| PROBLEM |
Starting at the top of the entries below, write out each line up to and including the one containing "XAxis, YAxis, Legend". Leave the pictures out.

BEGIN RECORDS FOR THIS TASK

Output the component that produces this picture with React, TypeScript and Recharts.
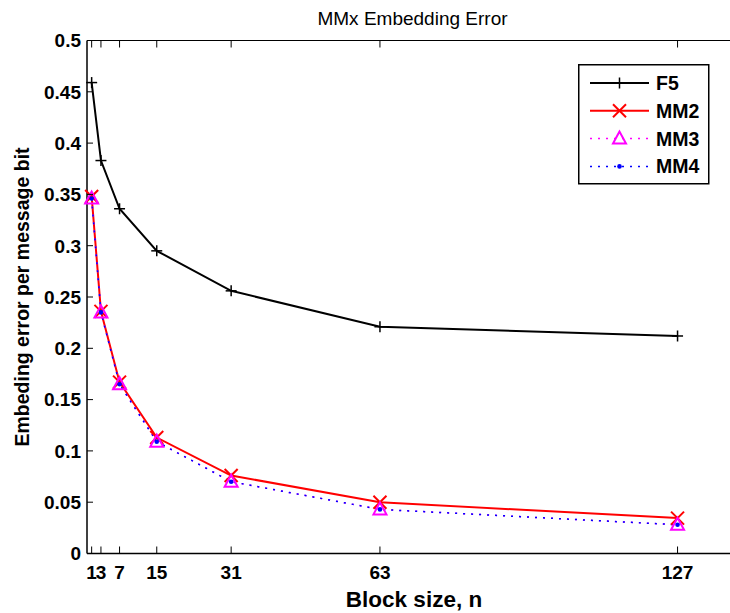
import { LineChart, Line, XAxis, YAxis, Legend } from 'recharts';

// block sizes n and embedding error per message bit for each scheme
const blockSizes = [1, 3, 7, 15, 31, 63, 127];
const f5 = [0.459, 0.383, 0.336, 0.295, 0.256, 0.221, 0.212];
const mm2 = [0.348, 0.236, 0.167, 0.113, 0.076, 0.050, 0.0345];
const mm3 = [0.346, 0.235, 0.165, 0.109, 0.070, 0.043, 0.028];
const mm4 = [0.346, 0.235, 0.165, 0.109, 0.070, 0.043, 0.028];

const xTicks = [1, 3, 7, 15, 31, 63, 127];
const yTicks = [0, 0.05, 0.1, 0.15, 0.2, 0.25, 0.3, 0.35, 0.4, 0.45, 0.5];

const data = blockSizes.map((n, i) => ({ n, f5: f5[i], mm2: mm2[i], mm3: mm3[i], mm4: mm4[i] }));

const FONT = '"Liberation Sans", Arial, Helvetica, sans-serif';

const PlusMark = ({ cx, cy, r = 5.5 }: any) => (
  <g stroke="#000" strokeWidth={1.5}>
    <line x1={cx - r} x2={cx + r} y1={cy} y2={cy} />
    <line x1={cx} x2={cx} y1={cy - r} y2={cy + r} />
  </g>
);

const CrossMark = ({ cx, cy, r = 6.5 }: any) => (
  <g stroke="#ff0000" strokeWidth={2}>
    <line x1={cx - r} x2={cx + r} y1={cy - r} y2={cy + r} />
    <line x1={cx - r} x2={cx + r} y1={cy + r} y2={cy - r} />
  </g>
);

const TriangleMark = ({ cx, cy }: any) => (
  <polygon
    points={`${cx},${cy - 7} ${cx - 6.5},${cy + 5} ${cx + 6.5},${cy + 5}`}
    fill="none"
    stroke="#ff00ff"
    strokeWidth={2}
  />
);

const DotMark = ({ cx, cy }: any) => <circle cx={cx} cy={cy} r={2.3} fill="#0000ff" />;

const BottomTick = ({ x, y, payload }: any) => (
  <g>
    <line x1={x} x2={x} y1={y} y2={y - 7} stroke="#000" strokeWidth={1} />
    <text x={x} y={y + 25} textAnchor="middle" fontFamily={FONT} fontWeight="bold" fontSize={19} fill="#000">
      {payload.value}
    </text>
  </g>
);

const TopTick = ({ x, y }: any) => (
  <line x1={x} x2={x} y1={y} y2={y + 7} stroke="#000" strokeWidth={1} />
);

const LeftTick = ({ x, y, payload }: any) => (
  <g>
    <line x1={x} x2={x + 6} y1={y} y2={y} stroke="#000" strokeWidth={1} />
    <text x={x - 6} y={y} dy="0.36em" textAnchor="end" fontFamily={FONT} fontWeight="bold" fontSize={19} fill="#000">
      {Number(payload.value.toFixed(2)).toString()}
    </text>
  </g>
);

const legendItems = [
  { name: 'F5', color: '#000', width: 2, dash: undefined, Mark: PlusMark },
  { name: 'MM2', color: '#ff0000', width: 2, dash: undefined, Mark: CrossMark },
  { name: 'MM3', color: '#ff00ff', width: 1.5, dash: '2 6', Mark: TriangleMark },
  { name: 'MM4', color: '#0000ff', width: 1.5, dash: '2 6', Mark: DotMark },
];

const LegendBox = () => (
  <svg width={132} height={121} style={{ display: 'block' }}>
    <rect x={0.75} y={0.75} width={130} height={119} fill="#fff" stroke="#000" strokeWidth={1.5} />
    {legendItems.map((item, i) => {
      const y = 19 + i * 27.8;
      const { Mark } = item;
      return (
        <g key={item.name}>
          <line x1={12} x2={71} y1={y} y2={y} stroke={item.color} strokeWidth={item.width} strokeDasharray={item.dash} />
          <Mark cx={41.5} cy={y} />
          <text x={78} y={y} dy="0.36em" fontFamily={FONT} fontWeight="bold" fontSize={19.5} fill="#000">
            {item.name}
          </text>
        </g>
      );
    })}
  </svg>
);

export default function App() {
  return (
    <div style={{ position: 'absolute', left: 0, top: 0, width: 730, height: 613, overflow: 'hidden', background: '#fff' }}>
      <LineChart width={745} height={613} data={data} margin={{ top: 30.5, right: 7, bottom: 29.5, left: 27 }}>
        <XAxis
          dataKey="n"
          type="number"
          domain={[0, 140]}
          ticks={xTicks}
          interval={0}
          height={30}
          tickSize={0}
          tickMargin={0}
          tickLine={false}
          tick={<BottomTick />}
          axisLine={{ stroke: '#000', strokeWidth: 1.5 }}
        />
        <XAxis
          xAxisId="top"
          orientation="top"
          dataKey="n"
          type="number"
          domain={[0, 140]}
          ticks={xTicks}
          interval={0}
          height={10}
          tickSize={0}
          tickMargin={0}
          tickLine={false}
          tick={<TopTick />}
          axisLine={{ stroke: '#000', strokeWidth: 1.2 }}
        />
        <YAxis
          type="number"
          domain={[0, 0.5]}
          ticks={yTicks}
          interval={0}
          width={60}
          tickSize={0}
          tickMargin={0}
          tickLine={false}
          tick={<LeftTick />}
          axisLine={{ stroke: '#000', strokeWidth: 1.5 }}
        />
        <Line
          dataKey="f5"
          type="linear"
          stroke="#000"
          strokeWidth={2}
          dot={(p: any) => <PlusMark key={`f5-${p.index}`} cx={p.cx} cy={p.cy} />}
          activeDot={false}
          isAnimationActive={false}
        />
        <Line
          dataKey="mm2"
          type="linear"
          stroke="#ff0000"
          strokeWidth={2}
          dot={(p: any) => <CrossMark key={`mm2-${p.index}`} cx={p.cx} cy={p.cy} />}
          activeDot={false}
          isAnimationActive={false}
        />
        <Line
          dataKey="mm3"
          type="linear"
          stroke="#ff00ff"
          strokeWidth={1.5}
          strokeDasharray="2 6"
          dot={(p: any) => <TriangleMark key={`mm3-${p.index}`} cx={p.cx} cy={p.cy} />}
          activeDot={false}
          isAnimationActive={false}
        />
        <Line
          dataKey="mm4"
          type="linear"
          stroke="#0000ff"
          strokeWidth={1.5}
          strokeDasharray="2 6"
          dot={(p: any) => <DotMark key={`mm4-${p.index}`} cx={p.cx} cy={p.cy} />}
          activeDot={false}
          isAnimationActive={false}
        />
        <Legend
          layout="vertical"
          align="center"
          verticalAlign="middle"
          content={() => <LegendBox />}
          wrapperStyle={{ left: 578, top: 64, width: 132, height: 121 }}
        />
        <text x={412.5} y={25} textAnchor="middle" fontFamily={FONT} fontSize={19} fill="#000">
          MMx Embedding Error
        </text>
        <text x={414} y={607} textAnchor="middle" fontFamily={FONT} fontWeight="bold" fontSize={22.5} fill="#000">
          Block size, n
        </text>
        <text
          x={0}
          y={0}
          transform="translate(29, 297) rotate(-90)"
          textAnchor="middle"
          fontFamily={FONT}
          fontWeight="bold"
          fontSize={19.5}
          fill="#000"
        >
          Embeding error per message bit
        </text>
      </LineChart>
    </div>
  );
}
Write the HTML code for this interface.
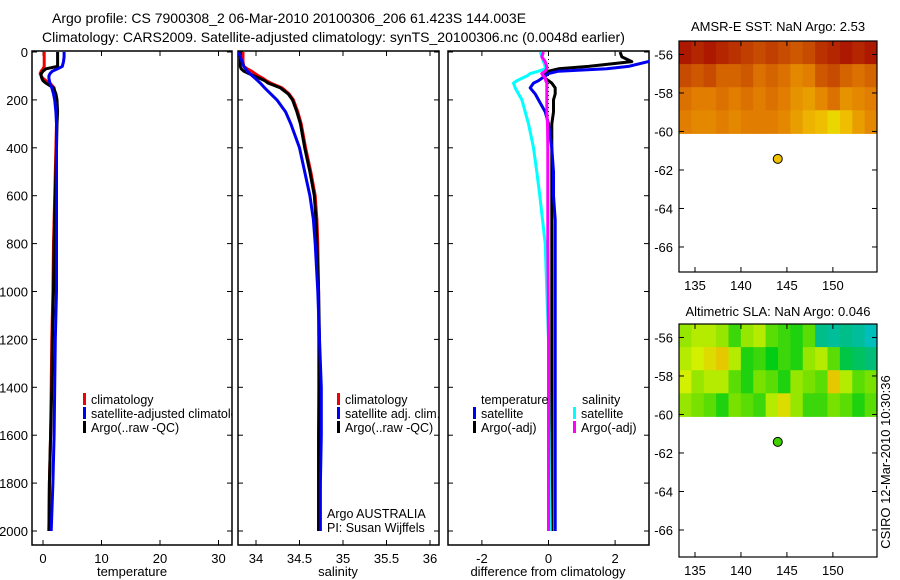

END RECORDS FOR THIS TASK

| PROBLEM SOLUTION |
Output the component that produces this picture with React, TypeScript and Recharts.
import { LineChart, Line, XAxis, YAxis, Legend } from 'recharts';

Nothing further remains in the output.